**SUPPLIED INFORMATION**

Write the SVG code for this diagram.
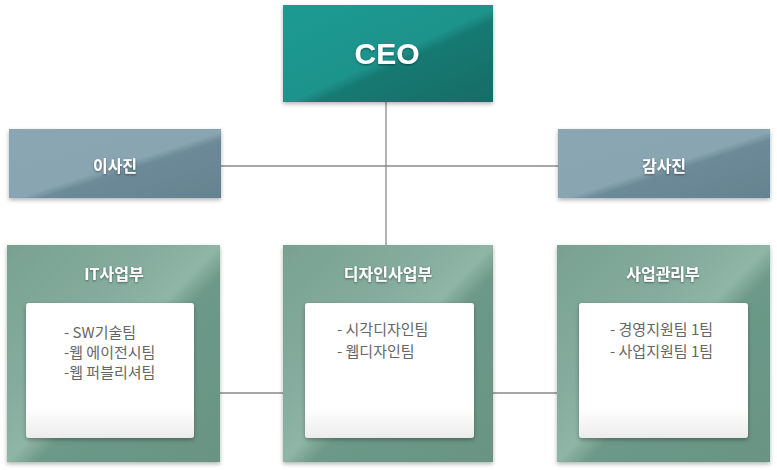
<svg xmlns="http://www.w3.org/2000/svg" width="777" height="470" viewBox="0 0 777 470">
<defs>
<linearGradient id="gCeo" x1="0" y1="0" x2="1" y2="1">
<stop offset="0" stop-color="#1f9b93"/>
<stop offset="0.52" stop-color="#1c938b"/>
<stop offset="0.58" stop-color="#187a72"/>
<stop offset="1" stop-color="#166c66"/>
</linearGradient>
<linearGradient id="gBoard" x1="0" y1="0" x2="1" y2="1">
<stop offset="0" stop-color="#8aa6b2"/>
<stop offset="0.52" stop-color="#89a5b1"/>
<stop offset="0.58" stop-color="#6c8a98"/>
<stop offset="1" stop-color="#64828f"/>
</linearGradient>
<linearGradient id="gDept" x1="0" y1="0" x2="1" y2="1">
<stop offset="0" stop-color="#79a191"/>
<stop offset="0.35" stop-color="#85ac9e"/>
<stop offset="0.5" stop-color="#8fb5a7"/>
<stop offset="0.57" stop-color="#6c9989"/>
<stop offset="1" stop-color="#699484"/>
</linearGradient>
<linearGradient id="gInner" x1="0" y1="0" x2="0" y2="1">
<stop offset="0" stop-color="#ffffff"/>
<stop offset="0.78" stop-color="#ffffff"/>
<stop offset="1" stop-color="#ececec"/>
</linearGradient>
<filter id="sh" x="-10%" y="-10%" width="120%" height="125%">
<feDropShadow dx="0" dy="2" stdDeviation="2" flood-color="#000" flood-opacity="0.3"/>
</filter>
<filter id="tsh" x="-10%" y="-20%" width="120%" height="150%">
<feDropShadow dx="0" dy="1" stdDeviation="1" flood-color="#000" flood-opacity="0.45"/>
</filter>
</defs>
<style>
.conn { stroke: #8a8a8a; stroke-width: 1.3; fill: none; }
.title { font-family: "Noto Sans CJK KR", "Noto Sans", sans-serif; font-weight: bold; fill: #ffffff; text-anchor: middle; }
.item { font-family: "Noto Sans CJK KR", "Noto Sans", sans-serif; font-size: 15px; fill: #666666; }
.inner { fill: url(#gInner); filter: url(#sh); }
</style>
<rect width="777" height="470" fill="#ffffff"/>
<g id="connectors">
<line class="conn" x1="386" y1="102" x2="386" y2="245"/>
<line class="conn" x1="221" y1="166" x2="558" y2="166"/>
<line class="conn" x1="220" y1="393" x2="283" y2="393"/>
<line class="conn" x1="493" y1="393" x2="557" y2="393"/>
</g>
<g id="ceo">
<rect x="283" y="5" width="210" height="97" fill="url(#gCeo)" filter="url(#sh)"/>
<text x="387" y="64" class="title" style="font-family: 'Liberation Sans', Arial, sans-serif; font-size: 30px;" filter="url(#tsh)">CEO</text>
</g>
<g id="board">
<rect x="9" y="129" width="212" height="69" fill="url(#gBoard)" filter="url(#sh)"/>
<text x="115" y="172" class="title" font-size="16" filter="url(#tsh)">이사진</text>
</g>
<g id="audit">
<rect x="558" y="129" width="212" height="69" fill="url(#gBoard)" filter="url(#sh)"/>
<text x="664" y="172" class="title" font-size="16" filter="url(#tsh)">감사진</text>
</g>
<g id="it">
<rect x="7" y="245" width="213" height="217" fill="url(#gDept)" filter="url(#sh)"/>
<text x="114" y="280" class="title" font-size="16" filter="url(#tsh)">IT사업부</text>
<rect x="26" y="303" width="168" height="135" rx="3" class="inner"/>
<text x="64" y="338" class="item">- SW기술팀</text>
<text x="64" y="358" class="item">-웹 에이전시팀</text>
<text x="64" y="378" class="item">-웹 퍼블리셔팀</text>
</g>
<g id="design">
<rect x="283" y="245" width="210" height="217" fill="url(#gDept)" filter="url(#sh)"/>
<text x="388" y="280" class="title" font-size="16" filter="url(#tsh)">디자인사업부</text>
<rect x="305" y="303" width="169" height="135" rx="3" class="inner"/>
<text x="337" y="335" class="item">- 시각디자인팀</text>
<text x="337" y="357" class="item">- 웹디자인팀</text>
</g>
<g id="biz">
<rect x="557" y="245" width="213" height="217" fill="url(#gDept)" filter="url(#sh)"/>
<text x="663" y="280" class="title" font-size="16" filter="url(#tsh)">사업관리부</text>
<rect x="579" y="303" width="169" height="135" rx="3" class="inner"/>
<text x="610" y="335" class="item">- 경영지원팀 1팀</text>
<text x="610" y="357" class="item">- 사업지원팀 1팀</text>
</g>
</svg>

**TASK**
Copy out every line of the material above exactly, skipping the pictures.

**ANSWER TO THIS TASK**
Write the SVG code for this diagram.
<svg xmlns="http://www.w3.org/2000/svg" width="777" height="470" viewBox="0 0 777 470">
<defs>
<linearGradient id="gCeo" x1="0" y1="0" x2="1" y2="1">
<stop offset="0" stop-color="#1f9b93"/>
<stop offset="0.52" stop-color="#1c938b"/>
<stop offset="0.58" stop-color="#187a72"/>
<stop offset="1" stop-color="#166c66"/>
</linearGradient>
<linearGradient id="gBoard" x1="0" y1="0" x2="1" y2="1">
<stop offset="0" stop-color="#8aa6b2"/>
<stop offset="0.52" stop-color="#89a5b1"/>
<stop offset="0.58" stop-color="#6c8a98"/>
<stop offset="1" stop-color="#64828f"/>
</linearGradient>
<linearGradient id="gDept" x1="0" y1="0" x2="1" y2="1">
<stop offset="0" stop-color="#79a191"/>
<stop offset="0.35" stop-color="#85ac9e"/>
<stop offset="0.5" stop-color="#8fb5a7"/>
<stop offset="0.57" stop-color="#6c9989"/>
<stop offset="1" stop-color="#699484"/>
</linearGradient>
<linearGradient id="gInner" x1="0" y1="0" x2="0" y2="1">
<stop offset="0" stop-color="#ffffff"/>
<stop offset="0.78" stop-color="#ffffff"/>
<stop offset="1" stop-color="#ececec"/>
</linearGradient>
<filter id="sh" x="-10%" y="-10%" width="120%" height="125%">
<feDropShadow dx="0" dy="2" stdDeviation="2" flood-color="#000" flood-opacity="0.3"/>
</filter>
<filter id="tsh" x="-10%" y="-20%" width="120%" height="150%">
<feDropShadow dx="0" dy="1" stdDeviation="1" flood-color="#000" flood-opacity="0.45"/>
</filter>
</defs>
<style>
.conn { stroke: #8a8a8a; stroke-width: 1.3; fill: none; }
.title { font-family: "Noto Sans CJK KR", "Noto Sans", sans-serif; font-weight: bold; fill: #ffffff; text-anchor: middle; }
.item { font-family: "Noto Sans CJK KR", "Noto Sans", sans-serif; font-size: 15px; fill: #666666; }
.inner { fill: url(#gInner); filter: url(#sh); }
</style>
<rect width="777" height="470" fill="#ffffff"/>
<g id="connectors">
<line class="conn" x1="386" y1="102" x2="386" y2="245"/>
<line class="conn" x1="221" y1="166" x2="558" y2="166"/>
<line class="conn" x1="220" y1="393" x2="283" y2="393"/>
<line class="conn" x1="493" y1="393" x2="557" y2="393"/>
</g>
<g id="ceo">
<rect x="283" y="5" width="210" height="97" fill="url(#gCeo)" filter="url(#sh)"/>
<text x="387" y="64" class="title" style="font-family: 'Liberation Sans', Arial, sans-serif; font-size: 30px;" filter="url(#tsh)">CEO</text>
</g>
<g id="board">
<rect x="9" y="129" width="212" height="69" fill="url(#gBoard)" filter="url(#sh)"/>
<text x="115" y="172" class="title" font-size="16" filter="url(#tsh)">이사진</text>
</g>
<g id="audit">
<rect x="558" y="129" width="212" height="69" fill="url(#gBoard)" filter="url(#sh)"/>
<text x="664" y="172" class="title" font-size="16" filter="url(#tsh)">감사진</text>
</g>
<g id="it">
<rect x="7" y="245" width="213" height="217" fill="url(#gDept)" filter="url(#sh)"/>
<text x="114" y="280" class="title" font-size="16" filter="url(#tsh)">IT사업부</text>
<rect x="26" y="303" width="168" height="135" rx="3" class="inner"/>
<text x="64" y="338" class="item">- SW기술팀</text>
<text x="64" y="358" class="item">-웹 에이전시팀</text>
<text x="64" y="378" class="item">-웹 퍼블리셔팀</text>
</g>
<g id="design">
<rect x="283" y="245" width="210" height="217" fill="url(#gDept)" filter="url(#sh)"/>
<text x="388" y="280" class="title" font-size="16" filter="url(#tsh)">디자인사업부</text>
<rect x="305" y="303" width="169" height="135" rx="3" class="inner"/>
<text x="337" y="335" class="item">- 시각디자인팀</text>
<text x="337" y="357" class="item">- 웹디자인팀</text>
</g>
<g id="biz">
<rect x="557" y="245" width="213" height="217" fill="url(#gDept)" filter="url(#sh)"/>
<text x="663" y="280" class="title" font-size="16" filter="url(#tsh)">사업관리부</text>
<rect x="579" y="303" width="169" height="135" rx="3" class="inner"/>
<text x="610" y="335" class="item">- 경영지원팀 1팀</text>
<text x="610" y="357" class="item">- 사업지원팀 1팀</text>
</g>
</svg>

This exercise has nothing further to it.